Les autorités de surveillance prudentielle des Etats membres de l’UE auront ainsi une base légale pour contrôler ce type de versements afin d’éviter que ces derniers n’interviennent au détriment de l’intérêt des clients.
L’exercice consistant à déterminer quand une commission perçue par un tiers améliore la qualité du service fourni, tout en n’étant pas susceptible de nuire aux intérêts du client, est évidemment subtil et délicat. Les entreprises d’investissement devront ainsi tenir compte du type de services concernés et des devoirs spécifiques qu’elles ont à l’égard de leur client (par exemple en vertu du contrat qui les lie au client). Elles devront également s’interroger sur les bénéfices escomptés pour le client et sur le risque que les commissions créeront de faire agir l’entreprise dans son intérêt propre plutôt que dans celui du client. Elles devront en outre prendre en considération les liens qui l’unissent à la personne qui paie la commission et la nature particulière de l’avantage.
Les commentaires du CESR et, surtout, les exemples d’avantages jugés inadmissibles par le CESR, tendent à démontrer que les commissions versées à des distributeurs de produits ne fournissant pas de conseil ou de gestion pourront être admises dans la mesure où elles contribuent à élargir la palette de produits offerts par ces distributeurs. S’agissant des commissions versées à des entreprises d’investissement qui fournissent des conseils, des recommandations ou des services de gestion de fortune, le CESR ne paraît prêt à les admettre qu’à la condition supplémentaire qu’elles ne viennent pas biaiser les conseils ou recommandations donnés (chiffres 20 et 21).
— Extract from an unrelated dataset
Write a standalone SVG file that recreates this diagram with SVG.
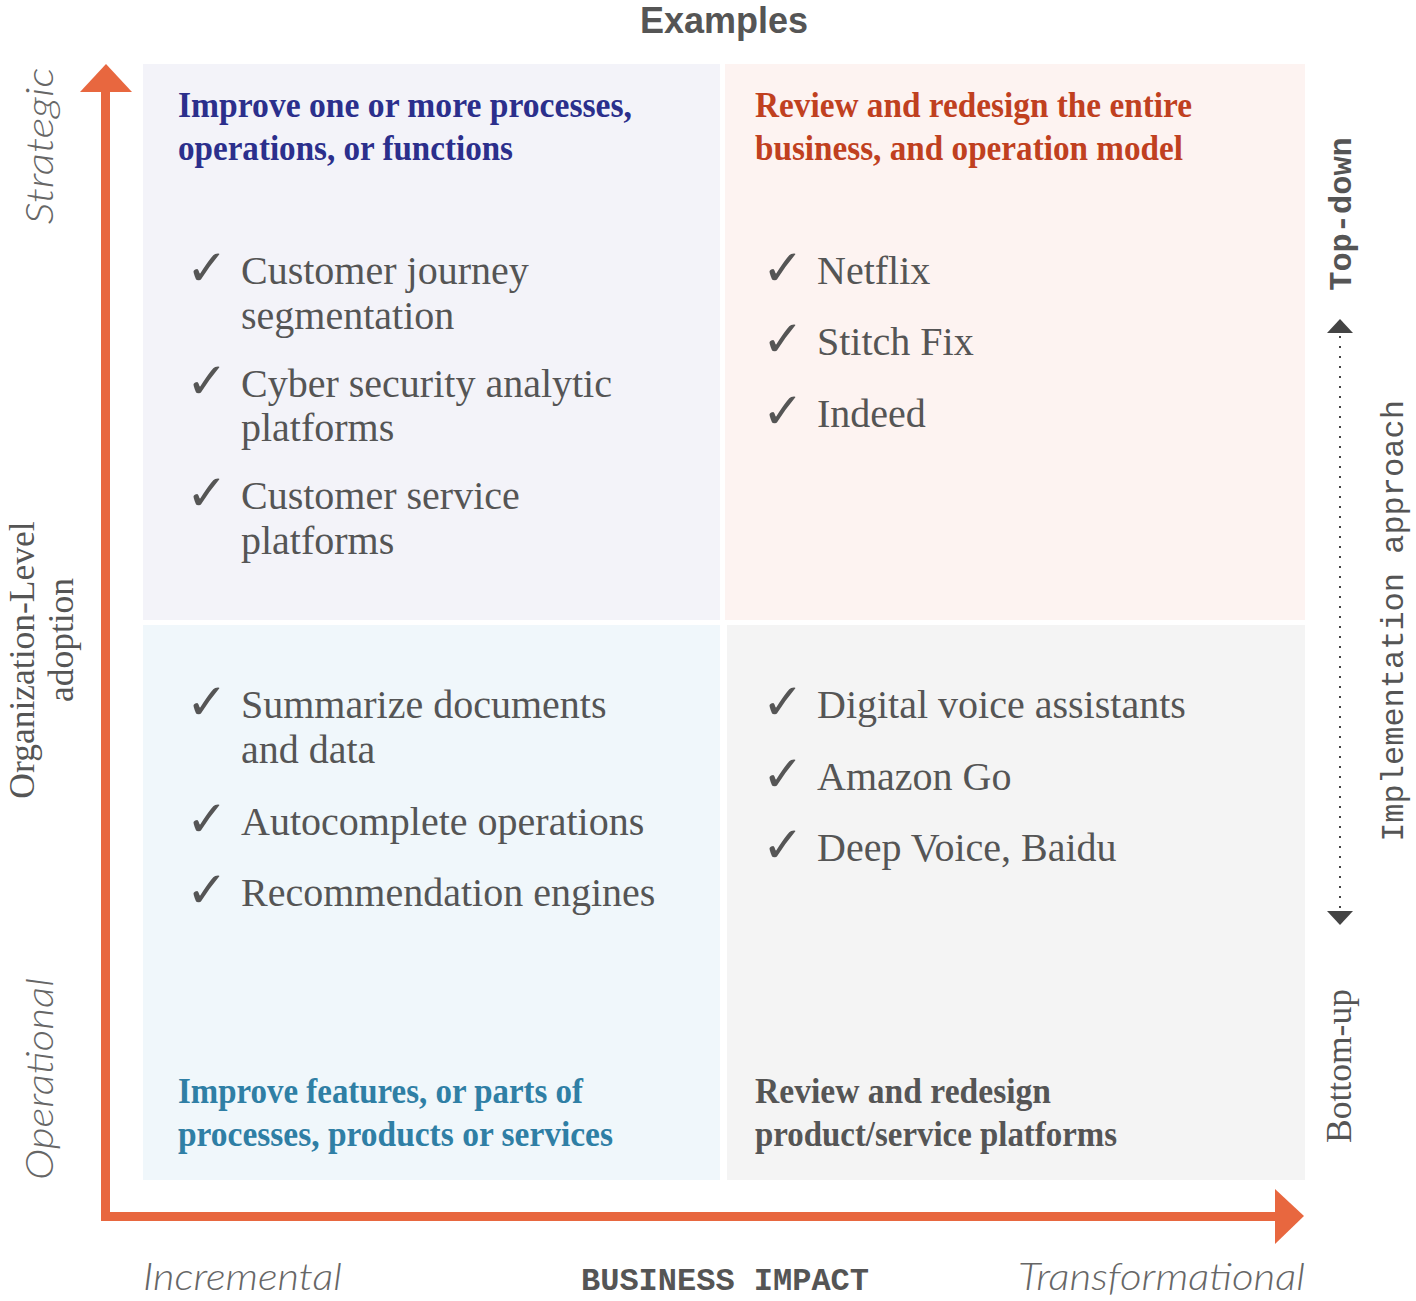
<svg xmlns="http://www.w3.org/2000/svg" width="1416" height="1301" viewBox="0 0 1416 1301">
<style>
.head{font-family:"Liberation Serif",serif;font-weight:bold;font-size:35px}
.item{font-family:"Liberation Serif",serif;font-size:40px;fill:#555}
.chk{font-family:"DejaVu Sans",sans-serif;font-size:50px;fill:#555}
.axl{font-family:"Lato","Liberation Sans",sans-serif;font-style:italic;font-weight:300;font-size:38px;fill:#666}
.mono{font-family:"Liberation Mono",monospace;font-size:32px;fill:#555}
.ser{font-family:"Liberation Serif",serif;font-size:35.5px;fill:#555}
</style>
<rect width="1416" height="1301" fill="#fff"/>
<text x="724" y="33" text-anchor="middle" font-family="Liberation Sans,sans-serif" font-weight="bold" font-size="36" fill="#555">Examples</text>

<g id="q-tl">
<rect x="143" y="64" width="577" height="556" fill="#f3f3f9"/>
<text class="head" fill="#2b2f8c" x="178" y="117" textLength="454" lengthAdjust="spacingAndGlyphs">Improve one or more processes,</text>
<text class="head" fill="#2b2f8c" x="178" y="160" textLength="335" lengthAdjust="spacingAndGlyphs">operations, or functions</text>
<text class="chk" x="186" y="285">✓</text><text class="item" x="241" y="284">Customer journey</text>
<text class="item" x="241" y="329">segmentation</text>
<text class="chk" x="186" y="398">✓</text><text class="item" x="241" y="397">Cyber security analytic</text>
<text class="item" x="241" y="441">platforms</text>
<text class="chk" x="186" y="510">✓</text><text class="item" x="241" y="509">Customer service</text>
<text class="item" x="241" y="554">platforms</text>
</g>

<g id="q-tr">
<rect x="725" y="64" width="580" height="556" fill="#fdf3f1"/>
<text class="head" fill="#c0401f" x="755" y="117" textLength="437" lengthAdjust="spacingAndGlyphs">Review and redesign the entire</text>
<text class="head" fill="#c0401f" x="755" y="160" textLength="428" lengthAdjust="spacingAndGlyphs">business, and operation model</text>
<text class="chk" x="762" y="285">✓</text><text class="item" x="817" y="284">Netflix</text>
<text class="chk" x="762" y="356">✓</text><text class="item" x="817" y="355">Stitch Fix</text>
<text class="chk" x="762" y="428">✓</text><text class="item" x="817" y="427">Indeed</text>
</g>

<g id="q-bl">
<rect x="143" y="625" width="577" height="555" fill="#f0f7fb"/>
<text class="chk" x="186" y="719">✓</text><text class="item" x="241" y="718">Summarize documents</text>
<text class="item" x="241" y="763">and data</text>
<text class="chk" x="186" y="836">✓</text><text class="item" x="241" y="835">Autocomplete operations</text>
<text class="chk" x="186" y="907">✓</text><text class="item" x="241" y="906">Recommendation engines</text>
<text class="head" fill="#2f7fa5" x="178" y="1103" textLength="405" lengthAdjust="spacingAndGlyphs">Improve features, or parts of</text>
<text class="head" fill="#2f7fa5" x="178" y="1146" textLength="435" lengthAdjust="spacingAndGlyphs">processes, products or services</text>
</g>

<g id="q-br">
<rect x="727" y="625" width="578" height="555" fill="#f4f4f4"/>
<text class="chk" x="762" y="719">✓</text><text class="item" x="817" y="718">Digital voice assistants</text>
<text class="chk" x="762" y="791">✓</text><text class="item" x="817" y="790">Amazon Go</text>
<text class="chk" x="762" y="862">✓</text><text class="item" x="817" y="861">Deep Voice, Baidu</text>
<text class="head" fill="#555" x="755" y="1103" textLength="296" lengthAdjust="spacingAndGlyphs">Review and redesign</text>
<text class="head" fill="#555" x="755" y="1146" textLength="362" lengthAdjust="spacingAndGlyphs">product/service platforms</text>
</g>

<g id="connectors">
<g id="axes" fill="#e8673f">
<rect x="101" y="90" width="9" height="1131"/>
<polygon points="80,92 132,92 106,64"/>
<rect x="101" y="1212" width="1176" height="9"/>
<polygon points="1275,1189 1275,1244 1304,1216"/>
</g>
<g id="impl-arrow" fill="#444">
<line x1="1340" y1="336" x2="1340" y2="910" stroke="#444" stroke-width="2" stroke-dasharray="2,8"/>
<polygon points="1327,333 1353,333 1340,319"/>
<polygon points="1327,911 1353,911 1340,925"/>
</g>
</g>

<g id="labels">
<text class="axl" transform="translate(53,146) rotate(-90)" text-anchor="middle" textLength="157" lengthAdjust="spacingAndGlyphs">Strategic</text>
<text class="axl" transform="translate(53,1079) rotate(-90)" text-anchor="middle" textLength="202" lengthAdjust="spacingAndGlyphs">Operational</text>
<text class="ser" transform="translate(34,660) rotate(-90)" text-anchor="middle">Organization-Level</text>
<text class="ser" transform="translate(73,640) rotate(-90)" text-anchor="middle">adoption</text>
<text class="mono" font-weight="bold" transform="translate(1351,214) rotate(-90)" text-anchor="middle">Top-down</text>
<text class="mono" transform="translate(1403,621) rotate(-90)" text-anchor="middle">Implementation approach</text>
<text class="ser" transform="translate(1351,1066) rotate(-90)" text-anchor="middle">Bottom-up</text>
<text class="axl" x="143" y="1290" textLength="199" lengthAdjust="spacingAndGlyphs">Incremental</text>
<text class="mono" font-weight="bold" x="725" y="1290" text-anchor="middle">BUSINESS IMPACT</text>
<text class="axl" x="1018" y="1290" textLength="287" lengthAdjust="spacingAndGlyphs">Transformational</text>
</g>
</svg>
Paradoxalement, on ne peut exclure, à la lecture des recommandations du CESR, qu’une harmonisation croissante des montants des rétrocessions pourrait ainsi aboutir à leur admissibilité au niveau européen, dès lors que des commissions analogues, sinon identiques, versées aux gestionnaires ne pourraient plus être accusées de les inciter à violer leur devoir de loyauté en les encourageant à choisir un produit en fonction de la commission perçue au détriment des intérêts des clients…
Bien entendu, même dans ce cas de figure, les entreprises d’investissement devront toujours informer le client de l’existence, de la nature et du montant de la rémunération ou, lorsque le montant ne peut être établi, de son mode de calcul. Cette information doit être communiquée de manière complète, exacte et compréhensible avant que le service ne soit fourni. Le CESR confirme à cet égard qu’une information générique n’est pas suffisante. Il relève cependant que les Etats membres peuvent autoriser les entreprises d’investissement à divulguer à leurs clients les conditions principales en matière de commissions et autres avantages « sous une forme résumée ». Selon le CESR, une information sous forme résumée doit permettre à l’investisseur de faire le lien entre la rémunération et le service fourni ou le produit vendu et de prendre une décision éclairée quant à la poursuite du service ou l’achat du produit ou quant à la demande d’une information complète. Cette possibilité paraît ainsi offrir une once de flexibilité dans un système qui, il faut le reconnaître, fait l’effet d’une douche froide au regard des pratiques de marché européennes actuelles…
En conclusion, on relèvera à nouveau la différence essentielle du système européen avec la situation prévalant en Suisse, où la transparence rend en principe toute commission licite.